Several participants in a email discussion about a statement from the International Campaign to Abolish Nuclear Weapons (ICAN) thought that its statement about the collapse of the INF Treaty should have put the blame on the USA, and not on both the USA and Russia. Below, I copy my opinion as I expressed it in that same discussion:

It seems to me that the essence of ICAN's statement about the situation after the USA has withdrawn from the INF Treaty, is the question: what is to be done now? And ICAN's answer is that the European leaders, and leaders all around the world, should step up and join the UN Treaty on the prohibition of the nuclear weapons (TPNW). With this I fully agree. (In order to convince yourself that this is what ICAN said, you may want to take a second look here.)

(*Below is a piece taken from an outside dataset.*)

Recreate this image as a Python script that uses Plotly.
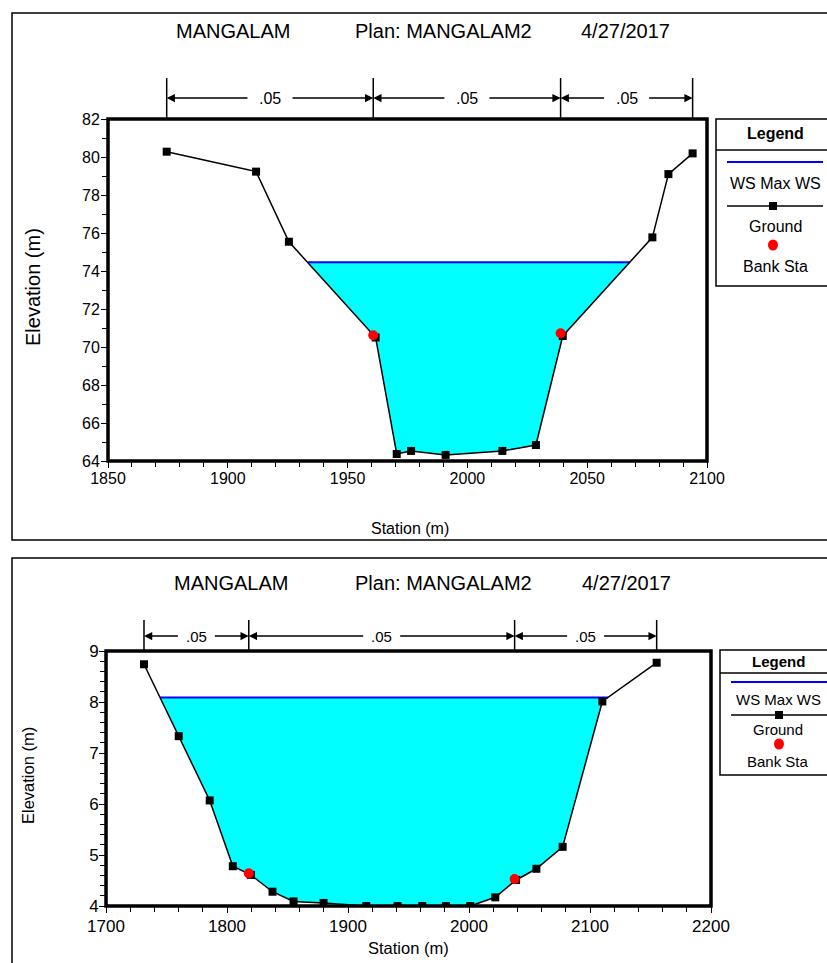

The Swedish Socialdemocratic+Greens government recently (13 July) announced that it will not ratify the TPNW. This was actually as bad news as the breakdown of the INF, at least for us in the Nordic countries. For decades, we believed in the good spirit (in favour of nuclear disarmament) of the Swedish governments, but look how they put us down! Yet the Swedish people is certainly in favour of ratifying the aforementioned UN Treaty. Almost 9 out of 10 Swedes actually said so in an opinion poll 2017. So it is this contradiction between the sound and rational instinct in favour of nuclear abolition on the side of the people, and the sick and irrational behaviour of the political system and its media, that we need to understand and develop.

Perhaps the time has come for social and political movements, including the peace movement, to focus more on abolishing the nuclear weapons than on reducing the emissions of carbon dioxide? Above all, it is necessary to explain the extent to which the ecological crisis is a consequence of the global war economy, of which the nuclear wepons systems are like the top of the iceberg.